Exhibition catalogue "Pre-Raphaelites: Victorian Avant-Garde" at the Tate Britain Gallery (12 september 2012 - 13 january 2013).

Today the works of the Pre-Raphaelites are among the best known of all English paintings, and yet they have sometimes been dismissed as Victoriana or mere escapism. This book corrects that view. Accompanying a major international touring exhibition, it examines works in a wide variety of media, demonstrating the broad scope of the movement's revolutionary ideas about art, design and society.

Led by Dante Gabriel Rossetti, William Holman Hunt and John Everett Millais, the Pre-Raphaelites rebelled against the art establishment of their day and were committed to the idea of art's potential to change society. Many of the most famous Pre-Raphaelite paintings are featured, including Millais' Ophelia and Madox Brown's The Last of England, alongside less familiar works.

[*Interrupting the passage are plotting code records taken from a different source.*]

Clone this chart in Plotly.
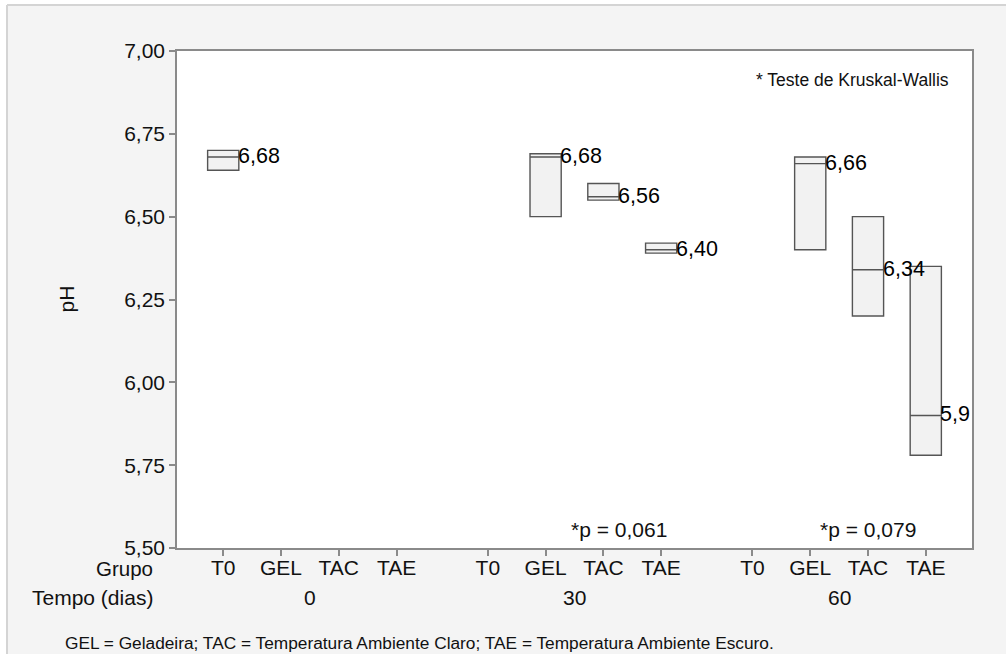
import plotly.graph_objects as go

# ---- data ----
tempos = ["0", "30", "60"]
grupos = ["T0", "GEL", "TAC", "TAE"]
# boxes present: (tempo index, grupo index)
box_tempo = [0, 1, 1, 1, 2, 2, 2]
box_grupo = [0, 1, 2, 3, 1, 2, 3]
q1 = [6.64, 6.50, 6.55, 6.39, 6.40, 6.20, 5.78]
median = [6.68, 6.68, 6.56, 6.40, 6.66, 6.34, 5.90]
q3 = [6.70, 6.69, 6.60, 6.42, 6.68, 6.50, 6.35]
median_labels = ["6,68", "6,68", "6,56", "6,40", "6,66", "6,34", "5,9"]
pvalue_tempo = [1, 2]
pvalue_text = ["*p = 0,061", "*p = 0,079"]
y_ticks = [5.50, 5.75, 6.00, 6.25, 6.50, 6.75, 7.00]
y_ticktext = ["5,50", "5,75", "6,00", "6,25", "6,50", "6,75", "7,00"]

# ---- layout constants ----
GROUP_STEP = 4.58
BOX_W = 0.54
FONT = "Arial, Liberation Sans, sans-serif"
TXT = "#111111"
AX = "#8a8a8a"

def xpos(t, g):
    return t * GROUP_STEP + g

box_x = [xpos(t, g) for t, g in zip(box_tempo, box_grupo)]
tick_x = [xpos(t, g) for t in range(len(tempos)) for g in range(len(grupos))]
tick_text = [g for t in range(len(tempos)) for g in grupos]

fig = go.Figure()
fig.add_trace(go.Box(
    x=box_x, q1=q1, median=median, q3=q3,
    lowerfence=q1, upperfence=q3,
    width=BOX_W, whiskerwidth=0,
    fillcolor="#f2f2f2",
    line=dict(color="#555555", width=1.4),
    boxpoints=False, showlegend=False, hoverinfo="skip",
))

annotations = []
for x, m, lab in zip(box_x, median, median_labels):
    annotations.append(dict(
        x=x + BOX_W / 2, y=m, xref="x", yref="y", text=lab, showarrow=False,
        xanchor="left", yanchor="middle", xshift=-3, yshift=1,
        font=dict(family=FONT, size=21.5, color="#000000"),
    ))

for t, txt in zip(pvalue_tempo, pvalue_text):
    xc = xpos(t, 2) + (0.27 if t == 1 else 0.0)
    annotations.append(dict(
        x=xc, y=0.037, xref="x", yref="paper", text=txt, showarrow=False,
        xanchor="center", yanchor="middle",
        font=dict(family=FONT, size=21, color=TXT),
    ))

annotations.append(dict(
    x=0.9736, y=0.9416, xref="paper", yref="paper", text="* Teste de Kruskal-Wallis",
    showarrow=False, xanchor="right", yanchor="middle",
    font=dict(family=FONT, size=17.5, color=TXT),
))
annotations.append(dict(
    x=-0.0277, y=-0.0422, xref="paper", yref="paper", text="Grupo",
    showarrow=False, xanchor="right", yanchor="middle",
    font=dict(family=FONT, size=20.5, color=TXT),
))
annotations.append(dict(
    x=-0.0277, y=-0.1006, xref="paper", yref="paper", text="Tempo (dias)",
    showarrow=False, xanchor="right", yanchor="middle",
    font=dict(family=FONT, size=21, color=TXT),
))
for t, lab in enumerate(tempos):
    annotations.append(dict(
        x=xpos(t, 1.5), y=-0.1006, xref="x", yref="paper", text=lab,
        showarrow=False, xanchor="center", yanchor="middle",
        font=dict(family=FONT, size=21, color=TXT),
    ))
annotations.append(dict(
    x=-0.1434, y=-0.191, xref="paper", yref="paper",
    text="GEL = Geladeira; TAC = Temperatura Ambiente Claro; TAE = Temperatura Ambiente Escuro.",
    showarrow=False, xanchor="left", yanchor="middle",
    font=dict(family=FONT, size=17.3, color=TXT),
))
annotations.append(dict(
    x=-0.1396, y=0.5, xref="paper", yref="paper", text="pH", textangle=-90,
    showarrow=False, xanchor="center", yanchor="middle",
    font=dict(family=FONT, size=21, color=TXT),
))

# frame outside the plot: white strips top/left, gray border lines
PW, PH = 795.0, 497.0
def px_x(p):
    return (p - 177) / PW
def px_y(p):
    return (548 - p) / PH

shapes = [
    dict(type="rect", xref="paper", yref="paper", x0=px_x(-5), x1=px_x(7), y0=px_y(700), y1=px_y(-5),
         fillcolor="white", line=dict(width=0), layer="above"),
    dict(type="rect", xref="paper", yref="paper", x0=px_x(-5), x1=px_x(1020), y0=px_y(5), y1=px_y(-5),
         fillcolor="white", line=dict(width=0), layer="above"),
    dict(type="line", xref="paper", yref="paper", x0=px_x(7), x1=px_x(1020), y0=px_y(5), y1=px_y(5),
         line=dict(color="#d4d4d4", width=2), layer="above"),
    dict(type="line", xref="paper", yref="paper", x0=px_x(7), x1=px_x(7), y0=px_y(5), y1=px_y(700),
         line=dict(color="#d4d4d4", width=2), layer="above"),
]

fig.update_layout(
    width=1006, height=654,
    margin=dict(l=177, r=34, t=51, b=106),
    paper_bgcolor="#f4f4f4", plot_bgcolor="white",
    font=dict(family=FONT, color=TXT),
    annotations=annotations, shapes=shapes,
    showlegend=False,
)
fig.update_xaxes(
    range=[-0.8, 2 * GROUP_STEP + 3 + 0.8],
    tickvals=tick_x, ticktext=tick_text,
    tickfont=dict(family=FONT, size=21, color=TXT),
    ticks="outside", ticklen=6, tickcolor=AX, tickwidth=1.5,
    ticklabelstandoff=-6,
    showline=True, linecolor=AX, linewidth=1.5, mirror=True,
    showgrid=False, zeroline=False,
)
fig.update_yaxes(
    range=[5.5, 7.0],
    tickvals=y_ticks, ticktext=y_ticktext,
    tickfont=dict(family=FONT, size=21, color=TXT),
    ticks="outside", ticklen=6, tickcolor=AX, tickwidth=1.5,
    showline=True, linecolor=AX, linewidth=1.5, mirror=True,
    showgrid=False, zeroline=False,
)

fig.write_html(
    "out.html",
    config={"displayModeBar": False},
    post_script="document.body.style.margin='0';document.body.style.overflow='hidden';",
)
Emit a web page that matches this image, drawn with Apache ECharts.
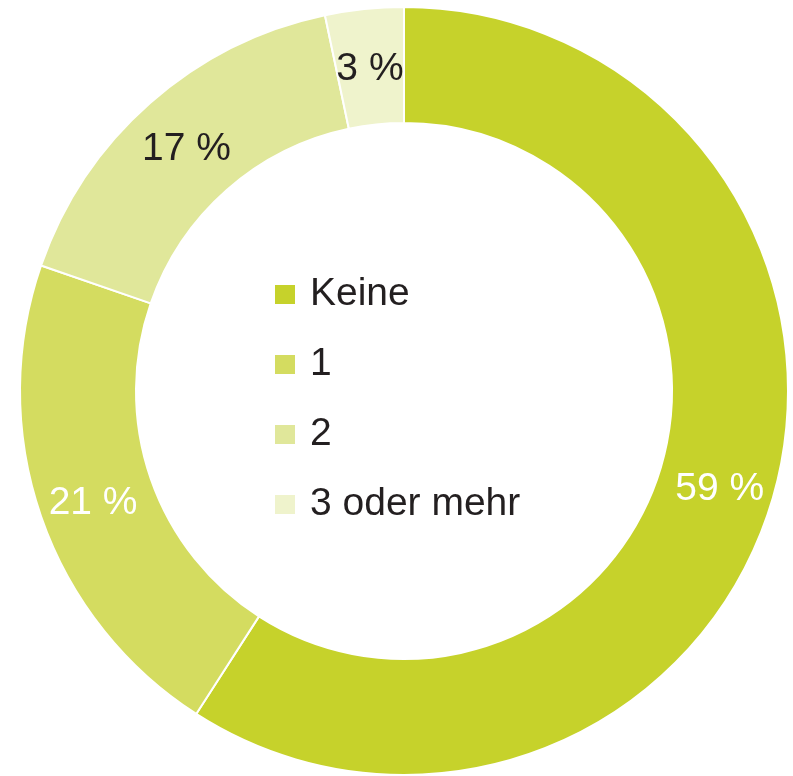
<!DOCTYPE html>
<html>
<head>
<meta charset="utf-8">
<script src="https://cdn.jsdelivr.net/npm/echarts@6/dist/echarts.min.js"></script>
<style>
  html, body { margin: 0; padding: 0; background: #fff; }
  #chart { width: 793px; height: 776px; }
</style>
</head>
<body>
<div id="chart"></div>
<script>
// Daten aus der Vorlage
const categories = ['Keine', '1', '2', '3 oder mehr'];
const shares = [59.1, 21.2, 16.4, 3.3];
// gedruckte Beschriftungen (gerundete Prozentwerte)
const printedPercent = [59, 21, 17, 3];
// Farben der Segmente
const palette = ['#c6d22b', '#d4dc60', '#e0e79a', '#eff3cc'];
const labelColors = ['#ffffff', '#ffffff', '#231f20', '#231f20'];

const myChart = echarts.init(document.getElementById('chart'));

const option = {
  animation: false,
  color: palette,
  legend: {
    orient: 'vertical',
    left: 273,
    top: 275,
    padding: 0,
    itemWidth: 22,
    itemHeight: 21,
    itemGap: 31,
    icon: 'rect',
    data: categories,
    textStyle: {
      fontFamily: 'Liberation Sans, Arial, sans-serif',
      fontSize: 39,
      lineHeight: 39,
      color: '#231f20',
      padding: [0, 0, 0, 9]
    },
    selectedMode: false
  },
  series: [{
    type: 'pie',
    center: [404, 391],
    radius: [268, 384],
    startAngle: 90,
    clockwise: true,
    avoidLabelOverlap: false,
    itemStyle: {
      borderColor: '#ffffff',
      borderWidth: 2
    },
    label: {
      show: true,
      position: 'inside',
      offset: [0, 5],
      formatter: function (p) {
        return printedPercent[p.dataIndex] + ' %';
      },
      fontFamily: 'Liberation Sans, Arial, sans-serif',
      fontSize: 39
    },
    labelLine: { show: false },
    emphasis: { disabled: true },
    data: categories.map((name, i) => ({
      name: name,
      value: shares[i],
      label: { color: labelColors[i] }
    }))
  }]
};

myChart.setOption(option);
</script>
</body>
</html>
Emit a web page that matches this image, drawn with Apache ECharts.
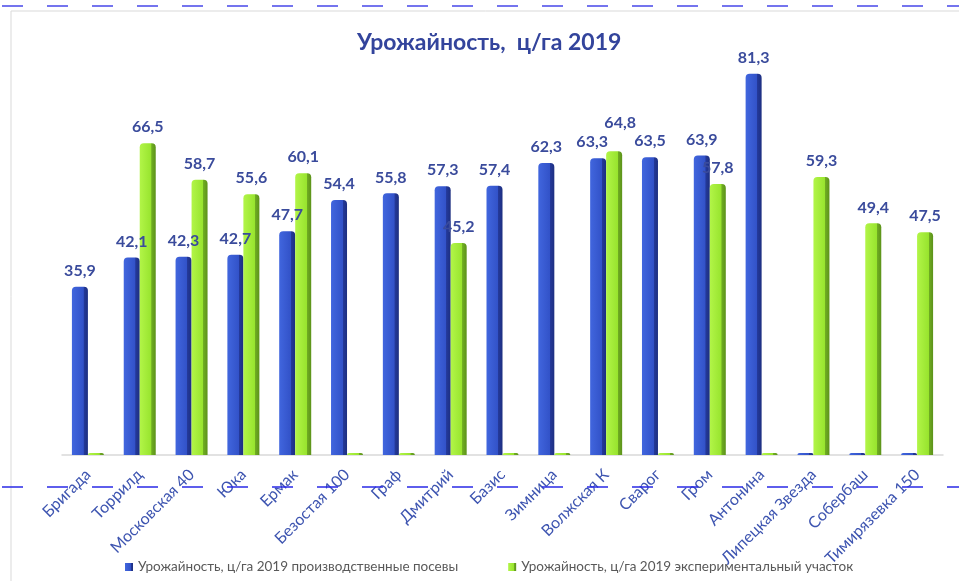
<!DOCTYPE html>
<html>
<head>
<meta charset="utf-8">
<script src="https://cdn.jsdelivr.net/npm/echarts@6/dist/echarts.min.js"></script>
<style>
  html, body { margin: 0; padding: 0; background: #fff; }
  #chart { width: 959px; height: 581px; }
</style>
</head>
<body>
<div id="chart"></div>
<script>
const categories = ['Бригада', 'Торрилд', 'Московская 40', 'Юка', 'Ермак', 'Безостая 100', 'Граф', 'Дмитрий', 'Базис', 'Зимница', 'Волжская К', 'Сварог', 'Гром', 'Антонина', 'Липецкая Звезда', 'Собербаш', 'Тимирязевка 150'];
const production = [35.9, 42.1, 42.3, 42.7, 47.7, 54.4, 55.8, 57.3, 57.4, 62.3, 63.3, 63.5, 63.9, 81.3, 0, 0, 0];
const experimental = [0, 66.5, 58.7, 55.6, 60.1, 0, 0, 45.2, 0, 0, 64.8, 0, 57.8, 0, 59.3, 49.4, 47.5];
const seriesNames = ['Урожайность, ц/га 2019 производственные посевы', 'Урожайность, ц/га 2019 экспериментальный участок'];

const FONT = 'Lato, "Open Sans", sans-serif';
const chart = echarts.init(document.getElementById('chart'));

// horizontal gradient fakes the 3D side face of the Excel columns
function barFill(light, mid, side, dark) {
  return new echarts.graphic.LinearGradient(0, 0, 1, 0, [
    { offset: 0, color: light },
    { offset: 0.72, color: mid },
    { offset: 0.74, color: side },
    { offset: 1, color: dark }
  ]);
}

const labelStyle = {
  show: true,
  position: 'top',
  distance: 8,
  color: '#3a4b9c',
  fontWeight: 'bold',
  fontSize: 16,
  fontFamily: FONT,
  formatter: p => p.value ? p.value.toFixed(1).replace('.', ',') : ''
};

// Excel nudged a couple of crowded labels apart
const expData = experimental.map((v, i) =>
  categories[i] === 'Волжская К'
    ? { value: v, label: { offset: [6, -12] } }
    : v);
const prodData = production.map((v, i) =>
  categories[i] === 'Волжская К'
    ? { value: v, label: { offset: [-6, 0] } }
    : v);

const option = {
  backgroundColor: '#fff',
  animation: false,
  title: {
    text: 'Урожайность,  ц/га 2019',
    left: 352,
    top: 26,
    textStyle: {
      color: '#33449c',
      fontSize: 23,
      fontWeight: 'bold',
      fontFamily: FONT
    }
  },
  legend: {
    bottom: 2,
    left: 120,
    itemGap: 50,
    itemWidth: 8,
    itemHeight: 8,
    icon: 'rect',
    textStyle: { color: '#595959', fontSize: 13.5, fontFamily: FONT },
    data: seriesNames
  },
  grid: { left: 62, right: 16, top: 33, bottom: 126 },
  xAxis: {
    type: 'category',
    data: categories,
    axisLine: { lineStyle: { color: '#d9d9d9', width: 1.5 } },
    axisTick: { show: false },
    axisLabel: {
      rotate: 45,
      interval: 0,
      margin: 17,
      color: '#3d54b0',
      fontSize: 16,
      fontFamily: FONT
    }
  },
  yAxis: {
    type: 'value',
    min: 0,
    max: 90,
    show: false,
    splitLine: { show: false }
  },
  series: [
    {
      name: seriesNames[0],
      type: 'bar',
      data: prodData,
      barWidth: 16,
      barGap: '0%',
      barMinHeight: 2,
      itemStyle: {
        color: barFill('#4166de', '#3252c8', '#24399a', '#1d2f80'),
        borderRadius: [4, 4, 0, 0]
      },
      label: labelStyle
    },
    {
      name: seriesNames[1],
      type: 'bar',
      data: expData,
      barWidth: 16,
      barMinHeight: 2,
      itemStyle: {
        color: barFill('#b2f548', '#98e42e', '#70ad22', '#5c921a'),
        borderRadius: [4, 4, 0, 0]
      },
      label: labelStyle
    }
  ],
  graphic: [
    {
      type: 'rect',
      shape: { x: 11, y: 11, width: 960, height: 580 },
      style: { fill: 'none', stroke: '#d9d9d9', lineWidth: 1 },
      z: -1
    },
    {
      type: 'line',
      shape: { x1: 2, y1: 6, x2: 959, y2: 6 },
      style: { stroke: '#7474ee', lineWidth: 2, lineDash: [21, 24] },
      z: 100
    },
    {
      type: 'line',
      shape: { x1: 2, y1: 487, x2: 959, y2: 487 },
      style: { stroke: '#2a2ae6', lineWidth: 1.5, lineDash: [21, 24] },
      z: 100
    }
  ]
};

chart.setOption(option);
</script>
</body>
</html>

In contrast with previous Pre-Raphaelite surveys, this book also includes sculpture, photography and the applied arts, the latter showing the important role the Brotherhood played in the early development of the Arts and Crafts movement and the socialist ideas of the poet, designer and theorist, William Morris (1834-1896). Extensively illustrated, with essays by leading international authorities in the field, this will be the key work on the "Pre-Raphaelites" for years to come.